For those that don’t know what Fair & Lovely is, it’s a skin whitening cream often commercialized in South Asia, Africa, and other parts of the world whose people are often darker in complexion. The creams use statements such as “to achieve skin without imperfections” while using shade comparisons to show the “ugly, imperfect, before” of dark skin versus the “beauty, fair and lovely” light skin result. Funny enough, recently after facing backlash for promoting harmful racial stereotypes, Fair & Lovely changed their name to “Glow & Lovely” as if the meaning behind their products has changed. ANYWAYS, if someone asks you this disgusting question as a “compliment”, ask them why you would use it and how it would benefit you if you did. (If you haven’t caught it by now, the best way to educate someone is to ask them why they believe what they believe, watch them fail to explain their way out of it, then educate them).

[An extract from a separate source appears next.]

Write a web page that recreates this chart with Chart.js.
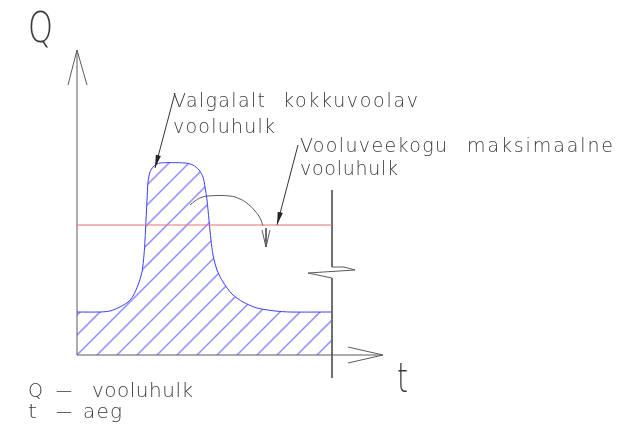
<!DOCTYPE html>
<html><head><meta charset="utf-8">
<script src="https://cdn.jsdelivr.net/npm/chart.js@4/dist/chart.umd.min.js"></script>
<style>html,body{margin:0;padding:0;background:#fff;}canvas{display:block;}</style>
</head><body>
<canvas id="c" width="631" height="431"></canvas>
<script>
// Hydrograph (schematic): time t, discharge Q
const tCurve = [0,23,33,43,51,56,61,65,67,68,69,70,71,73,77,83,108,116,122,126,128,130,132,134,136,140,146,155,166,180,198,213,254];
const qCurve = [43,43,44,48,53,59,70,83,100,115,135,155,173,183,189,192,192,190,185,178,168,155,135,115,100,85,73,61,53,47,44,43,43];
const qMax = 130;            // Vooluveekogu maksimaalne vooluhulk
const tEnd = 255;            // end of period (break line)
const breakT = [255,255,267,278,231,255,255];
const breakQ = [165,88,88,85,82,77,-23];
const yAxisT = [0,0], yAxisQ = [0,305];
const yHeadT = [-9,0,10], yHeadQ = [270,305,270];
const xAxisT = [0,306], xAxisQ = [0,0];
const xHeadT = [271,306,271], xHeadQ = [8,0,-8];
const arcT = [113,118,123,131,153,163,171,178,183,186];
const arcQ = [150,154,157,159,159,156,151,144,137,129];
const arcHeadT = [185,189,193], arcHeadQ = [125,108,125];
const arcMidT = [189,189], arcMidQ = [127,108];
const leader1T = [98,78], leader1Q = [262,187];
const leader2T = [221,200], leader2Q = [210,130];
// labels: text, t, Q (baseline-left), target width px, font size
const labelText = ["Q","Valgalalt","kokkuvoolav","vooluhulk","Vooluveekogu","maksimaalne","vooluhulk","t","Q","–","vooluhulk","t","–","aeg"];
const labelT =    [-49, 96, 206, 96, 223, 390, 223, 320, -49, -22, 15, -49, -22, 6];
const labelQ =    [313, 248, 248, 222, 203, 203, 180, -37, -42, -42, -42, -63, -63, -63];
const labelW =    [25, 92, 135, 102, 147, 146, 98, 11, 15, 18, 101, 9, 18, 39];
const labelSize = [42, 19, 19, 19, 19, 19, 19, 40, 20, 20, 20, 20, 20, 20];

const pts = (ts, qs) => ts.map((t, i) => ({x: t, y: qs[i]}));

const GRAY = '#5a5a5a';
const HATCH = 'rgba(70,70,255,0.55)';
const HATCH_STEP = 20;
const line = (data, color, extra) => Object.assign({
  data, borderColor: color, borderWidth: 1, showLine: true, pointRadius: 0, fill: false, tension: 0
}, extra || {});

const hatchPlugin = {
  id: 'hatch',
  beforeDatasetsDraw(chart) {
    const ctx = chart.ctx, ys = chart.scales.y;
    const meta = chart.getDatasetMeta(1);
    const el = meta.dataset, pp = meta.data;
    const y0 = ys.getPixelForValue(0);
    ctx.save();
    ctx.beginPath();
    el.path(ctx);
    ctx.lineTo(pp[pp.length - 1].x, y0);
    ctx.lineTo(pp[0].x, y0);
    ctx.closePath();
    ctx.clip();
    ctx.globalCompositeOperation = 'source-over';
    ctx.strokeStyle = HATCH;
    ctx.lineWidth = 1.6;
    ctx.beginPath();
    const W = chart.width, H = chart.height;
    for (let c = 12 - HATCH_STEP * 30; c < W + H; c += HATCH_STEP) {
      ctx.moveTo(c - H, H);
      ctx.lineTo(c, 0);
    }
    ctx.stroke();
    ctx.restore();
  }
};

const decor = {
  id: 'decor',
  afterDatasetsDraw(chart) {
    const ctx = chart.ctx, xs = chart.scales.x, ys = chart.scales.y;
    const P = (t, q) => [xs.getPixelForValue(t), ys.getPixelForValue(q)];
    [[leader1T, leader1Q], [leader2T, leader2Q]].forEach(([lt, lq]) => {
      const [x0, y0] = P(lt[0], lq[0]), [x1, y1] = P(lt[1], lq[1]);
      const dx = x0 - x1, dy = y0 - y1, L = Math.hypot(dx, dy);
      const ux = dx / L, uy = dy / L, len = 13, w = 2.6;
      ctx.save();
      ctx.fillStyle = '#222';
      ctx.beginPath();
      ctx.moveTo(x1, y1);
      ctx.lineTo(x1 + ux * len - uy * w, y1 + uy * len + ux * w);
      ctx.lineTo(x1 + ux * len + uy * w, y1 + uy * len - ux * w);
      ctx.closePath(); ctx.fill();
      ctx.restore();
    });
    ctx.save();
    ctx.fillStyle = '#3a3a3a';
    ctx.textBaseline = 'alphabetic';
    ctx.textAlign = 'left';
    labelText.forEach((s, i) => {
      ctx.font = `200 ${labelSize[i]}px "DejaVu Sans ExtraLight", "DejaVu Sans", sans-serif`;
      ctx.letterSpacing = '0px';
      const m = ctx.measureText(s).width;
      const n = [...s].length;
      const ls = n > 1 ? (labelW[i] - m) / (n - 1) : 0;
      ctx.letterSpacing = ls.toFixed(2) + 'px';
      const [x, y] = P(labelT[i], labelQ[i]);
      if (n === 1) {
        ctx.save(); ctx.translate(x, y); ctx.scale(labelW[i] / m, 1); ctx.fillText(s, 0, 0); ctx.restore();
      } else {
        ctx.fillText(s, x, y);
      }
    });
    ctx.restore();
  }
};

new Chart(document.getElementById('c'), {
  type: 'scatter',
  data: {
    datasets: [
      line(pts([0, tEnd], [qMax, qMax]), 'rgb(235,110,110)'),
      line(pts(tCurve, qCurve), 'rgb(60,60,255)', {tension: 0.25}),
      line(pts(yAxisT, yAxisQ), GRAY),
      line(pts(yHeadT, yHeadQ), GRAY),
      line(pts(xAxisT, xAxisQ), GRAY),
      line(pts(xHeadT, xHeadQ), GRAY),
      line(pts(breakT, breakQ), GRAY),
      line(pts(arcT, arcQ), GRAY, {tension: 0.4}),
      line(pts(arcHeadT, arcHeadQ), GRAY),
      line(pts(arcMidT, arcMidQ), GRAY),
      line(pts(leader1T, leader1Q), '#333'),
      line(pts(leader2T, leader2Q), '#333')
    ]
  },
  options: {
    responsive: false,
    animation: false,
    devicePixelRatio: 1,
    layout: {padding: 0},
    plugins: {legend: {display: false}, tooltip: {enabled: false}},
    scales: {
      x: {type: 'linear', min: -77, max: 554, display: false},
      y: {type: 'linear', min: -76, max: 355, display: false}
    }
  },
  plugins: [hatchPlugin, decor]
});
</script>
</body></html>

“You’re the type of black woman I like”

First I’d like to say that any man who approaches you with this statement is a walking red flag, so let me explain why. When a man says this statement or something similar, what he really means is:

  • I think dark-skinned women are lesser than
  • I believe black is only beautiful when it’s mixed with something lighter 
  • I further enforce harmful stereotypes of dark-skinned black women but cover them as a compliment so you won’t notice
  • I fetishize light-skinned women 
  • You should take being considered better than a dark-skinned black woman as a compliment

Now, can we see why this statement is not only a huge issue and red flag, but an absolutely disgusting attempt to further divide the black community? And let’s be real here, any man with this mindset probably got his itty bitty heart broken by a beautiful black woman, so in order to boost his ego, he attempts to belittle black women in all forms. How to respond to someone like this you ask? Simply ask him what he means by his “type of black woman” and to explain what “type” you are, the rest will unfold. In this moment, you not only get to uplift dark-skinned black women (which you should always be doing whenever you can), but you get to reject him with an educated response that’ll make him go cry to his boys in the groupchat 😉 S C O R E.

So what now?

With all of this being said, I’d simply like to say that regardless of the tone of your blackness, you are beautiful, worthy and loved, and no one can ever take that away from you no matter how hard they try. Being black or mixed with black is a blessing, a blessing that many are so jealous of that they’ll try to turn your own community against itself. They’ll steal your culture, your food, your clothing, your music, your language, your art, then pin it all on you and your community as if something that comes to you naturally is your fault. Black is beautiful, Black is elegant, Black is intelligent, but it can only be viewed as such when the community learns to reject the teachings of those who disagree. Colourism may be within the black community, or any minority community for that matter, but it isn’t in our hearts. It exists within the mind, and luckily minds can be changed and trained to understand new concepts, which will then be led by the heart that has always known:

Black is Beautiful, and it will always be Beautiful.

About the Author

Hey! I’m Chevaughn, a third year BA psychology student at Grant MacEwan University. I plan on branching into clinical social work, specializing in mental health, illnesses and wellness. The most important concept to me is self expression, as being in touch with our emotions and communicating them freely brings us closer to ourselves and one another. I often express myself through painting, writing, poetry, dance and music. This concept is also why I joined WEW, to write and hopefully express the feelings and struggles of women like me, as well as for those who don’t often have a voice, platform or the words to fully express themselves.